Would you repeat the listing exactly but omit every picture?

## BEGIN

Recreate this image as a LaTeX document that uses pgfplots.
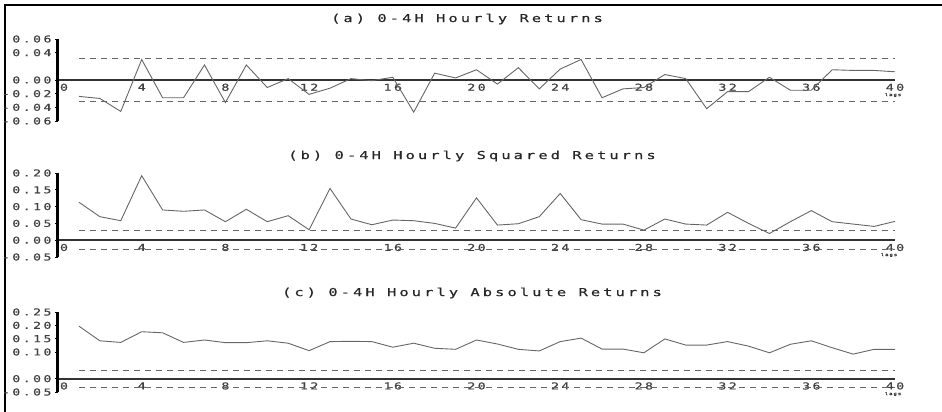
\documentclass[border=0pt]{standalone}
\usepackage{fontspec}
\usepackage{pgfplots}
\pgfplotsset{compat=1.18}
\newfontfamily\plotfont[FakeStretch=1.4,LetterSpace=25,FakeBold=0.6]{DejaVu Sans Mono}
\newfontfamily\titlefont[FakeStretch=1.4,LetterSpace=28,FakeBold=0.6]{DejaVu Sans Mono}

\pgfplotstableread{
lag a b c
1 -0.024 0.113 0.197
2 -0.027 0.070 0.142
3 -0.046 0.058 0.136
4 0.030 0.192 0.176
5 -0.026 0.090 0.172
6 -0.026 0.086 0.136
7 0.022 0.090 0.145
8 -0.033 0.055 0.135
9 0.022 0.092 0.135
10 -0.011 0.055 0.142
11 0.002 0.073 0.133
12 -0.021 0.031 0.105
13 -0.012 0.154 0.139
14 0.002 0.063 0.140
15 -0.001 0.046 0.139
16 0.004 0.060 0.118
17 -0.047 0.058 0.133
18 0.010 0.050 0.114
19 0.003 0.036 0.110
20 0.015 0.126 0.145
21 -0.006 0.045 0.130
22 0.018 0.049 0.110
23 -0.013 0.070 0.104
24 0.016 0.139 0.139
25 0.030 0.061 0.152
26 -0.026 0.048 0.111
27 -0.013 0.048 0.111
28 -0.011 0.030 0.097
29 0.008 0.063 0.149
30 0.002 0.048 0.126
31 -0.042 0.045 0.126
32 -0.017 0.083 0.139
33 -0.017 0.050 0.122
34 0.004 0.020 0.097
35 -0.015 0.055 0.129
36 -0.015 0.088 0.142
37 0.015 0.055 0.116
38 0.014 0.048 0.092
39 0.014 0.041 0.110
40 0.012 0.056 0.110
}\acf

\pgfplotsset{rats/.style={
  scale only axis, width=837pt, anchor=south west,
  xmin=0, xmax=40,
  axis x line=middle, axis y line=left,
  hide obscured x ticks=false, hide obscured y ticks=false,
  scaled y ticks=false, scaled x ticks=false,
  axis line style={-},
  x axis line style={line width=1.8pt, color=black!80},
  y axis line style={line width=3pt, color=black},
  xtick={0,4,...,40},
  xticklabels={\hspace{12pt}0,4,8,12,16,20,24,28,32,36,40},
  x tick style={draw=none},
  y tick style={black, line width=0.6pt},
  ytick align=outside, major tick length=3pt,
  tick label style={font=\plotfont\fontsize{9.5}{10}\selectfont, text=black!75},
  xticklabel style={anchor=north, inner sep=2pt},
  clip=false,
}}
\tikzset{dataline/.style={color=black!60, line width=0.9pt, mark=none},
  bandline/.style={color=black!60, line width=0.9pt, dash pattern=on 6pt off 5pt, mark=none}}

\begin{document}
\begin{tikzpicture}
\useasboundingbox (0,0) rectangle (942pt,412pt);
\draw[line width=1.2pt] (942pt,407pt) -- (5pt,407pt) -- (5pt,0pt);

% (a)
\begin{axis}[rats, at={(58pt,291pt)}, height=82pt,
  ymin=-0.06, ymax=0.06,
  ytick={-0.06,-0.04,-0.02,0,0.04,0.06},
  yticklabels={-0.06,-0.04,-0.02,0.00,0.04,0.06}]
\addplot[bandline] coordinates {(1,0.031) (40,0.031)};
\addplot[bandline] coordinates {(1,-0.031) (40,-0.031)};
\addplot[dataline] table[x=lag,y=a] {\acf};
\end{axis}

% (b)
\begin{axis}[rats, at={(58pt,155pt)}, height=84pt,
  ymin=-0.05, ymax=0.20,
  ytick={-0.05,0,0.05,0.10,0.15,0.20},
  yticklabels={-0.05,0.00,0.05,0.10,0.15,0.20}]
\addplot[bandline] coordinates {(1,0.028) (40,0.028)};
\addplot[bandline] coordinates {(1,-0.028) (40,-0.028)};
\addplot[dataline] table[x=lag,y=b] {\acf};
\end{axis}

% (c)
\begin{axis}[rats, at={(58pt,20pt)}, height=80pt,
  ymin=-0.05, ymax=0.25,
  ytick={-0.05,0,0.10,0.15,0.20,0.25},
  yticklabels={-0.05,0.00,0.10,0.15,0.20,0.25}]
\addplot[bandline] coordinates {(1,0.032) (40,0.032)};
\addplot[bandline] coordinates {(1,-0.032) (40,-0.032)};
\addplot[dataline] table[x=lag,y=c] {\acf};
\end{axis}

\begin{scope}[every node/.style={font=\titlefont\fontsize{11}{12}\selectfont, text=black!85}]
\node at (467pt,393pt) {(a) 0-4H Hourly Returns};
\node at (472pt,256pt) {(b) 0-4H Hourly Squared Returns};
\node at (472pt,119pt) {(c) 0-4H Hourly Absolute Returns};
\end{scope}
\begin{scope}[every node/.style={font=\plotfont\fontsize{4}{4}\selectfont, text=black!80}]
\node at (893pt,317pt) {lags};
\node at (889pt,157pt) {lags};
\node at (893pt,18pt) {lags};
\end{scope}
\end{tikzpicture}
\end{document}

## END

Output for this exercise —
Recreate this image as a LaTeX document that uses pgfplots.
\documentclass[border=0pt]{standalone}
\usepackage{fontspec}
\usepackage{pgfplots}
\pgfplotsset{compat=1.18}
\newfontfamily\plotfont[FakeStretch=1.4,LetterSpace=25,FakeBold=0.6]{DejaVu Sans Mono}
\newfontfamily\titlefont[FakeStretch=1.4,LetterSpace=28,FakeBold=0.6]{DejaVu Sans Mono}

\pgfplotstableread{
lag a b c
1 -0.024 0.113 0.197
2 -0.027 0.070 0.142
3 -0.046 0.058 0.136
4 0.030 0.192 0.176
5 -0.026 0.090 0.172
6 -0.026 0.086 0.136
7 0.022 0.090 0.145
8 -0.033 0.055 0.135
9 0.022 0.092 0.135
10 -0.011 0.055 0.142
11 0.002 0.073 0.133
12 -0.021 0.031 0.105
13 -0.012 0.154 0.139
14 0.002 0.063 0.140
15 -0.001 0.046 0.139
16 0.004 0.060 0.118
17 -0.047 0.058 0.133
18 0.010 0.050 0.114
19 0.003 0.036 0.110
20 0.015 0.126 0.145
21 -0.006 0.045 0.130
22 0.018 0.049 0.110
23 -0.013 0.070 0.104
24 0.016 0.139 0.139
25 0.030 0.061 0.152
26 -0.026 0.048 0.111
27 -0.013 0.048 0.111
28 -0.011 0.030 0.097
29 0.008 0.063 0.149
30 0.002 0.048 0.126
31 -0.042 0.045 0.126
32 -0.017 0.083 0.139
33 -0.017 0.050 0.122
34 0.004 0.020 0.097
35 -0.015 0.055 0.129
36 -0.015 0.088 0.142
37 0.015 0.055 0.116
38 0.014 0.048 0.092
39 0.014 0.041 0.110
40 0.012 0.056 0.110
}\acf

\pgfplotsset{rats/.style={
  scale only axis, width=837pt, anchor=south west,
  xmin=0, xmax=40,
  axis x line=middle, axis y line=left,
  hide obscured x ticks=false, hide obscured y ticks=false,
  scaled y ticks=false, scaled x ticks=false,
  axis line style={-},
  x axis line style={line width=1.8pt, color=black!80},
  y axis line style={line width=3pt, color=black},
  xtick={0,4,...,40},
  xticklabels={\hspace{12pt}0,4,8,12,16,20,24,28,32,36,40},
  x tick style={draw=none},
  y tick style={black, line width=0.6pt},
  ytick align=outside, major tick length=3pt,
  tick label style={font=\plotfont\fontsize{9.5}{10}\selectfont, text=black!75},
  xticklabel style={anchor=north, inner sep=2pt},
  clip=false,
}}
\tikzset{dataline/.style={color=black!60, line width=0.9pt, mark=none},
  bandline/.style={color=black!60, line width=0.9pt, dash pattern=on 6pt off 5pt, mark=none}}

\begin{document}
\begin{tikzpicture}
\useasboundingbox (0,0) rectangle (942pt,412pt);
\draw[line width=1.2pt] (942pt,407pt) -- (5pt,407pt) -- (5pt,0pt);

% (a)
\begin{axis}[rats, at={(58pt,291pt)}, height=82pt,
  ymin=-0.06, ymax=0.06,
  ytick={-0.06,-0.04,-0.02,0,0.04,0.06},
  yticklabels={-0.06,-0.04,-0.02,0.00,0.04,0.06}]
\addplot[bandline] coordinates {(1,0.031) (40,0.031)};
\addplot[bandline] coordinates {(1,-0.031) (40,-0.031)};
\addplot[dataline] table[x=lag,y=a] {\acf};
\end{axis}

% (b)
\begin{axis}[rats, at={(58pt,155pt)}, height=84pt,
  ymin=-0.05, ymax=0.20,
  ytick={-0.05,0,0.05,0.10,0.15,0.20},
  yticklabels={-0.05,0.00,0.05,0.10,0.15,0.20}]
\addplot[bandline] coordinates {(1,0.028) (40,0.028)};
\addplot[bandline] coordinates {(1,-0.028) (40,-0.028)};
\addplot[dataline] table[x=lag,y=b] {\acf};
\end{axis}

% (c)
\begin{axis}[rats, at={(58pt,20pt)}, height=80pt,
  ymin=-0.05, ymax=0.25,
  ytick={-0.05,0,0.10,0.15,0.20,0.25},
  yticklabels={-0.05,0.00,0.10,0.15,0.20,0.25}]
\addplot[bandline] coordinates {(1,0.032) (40,0.032)};
\addplot[bandline] coordinates {(1,-0.032) (40,-0.032)};
\addplot[dataline] table[x=lag,y=c] {\acf};
\end{axis}

\begin{scope}[every node/.style={font=\titlefont\fontsize{11}{12}\selectfont, text=black!85}]
\node at (467pt,393pt) {(a) 0-4H Hourly Returns};
\node at (472pt,256pt) {(b) 0-4H Hourly Squared Returns};
\node at (472pt,119pt) {(c) 0-4H Hourly Absolute Returns};
\end{scope}
\begin{scope}[every node/.style={font=\plotfont\fontsize{4}{4}\selectfont, text=black!80}]
\node at (893pt,317pt) {lags};
\node at (889pt,157pt) {lags};
\node at (893pt,18pt) {lags};
\end{scope}
\end{tikzpicture}
\end{document}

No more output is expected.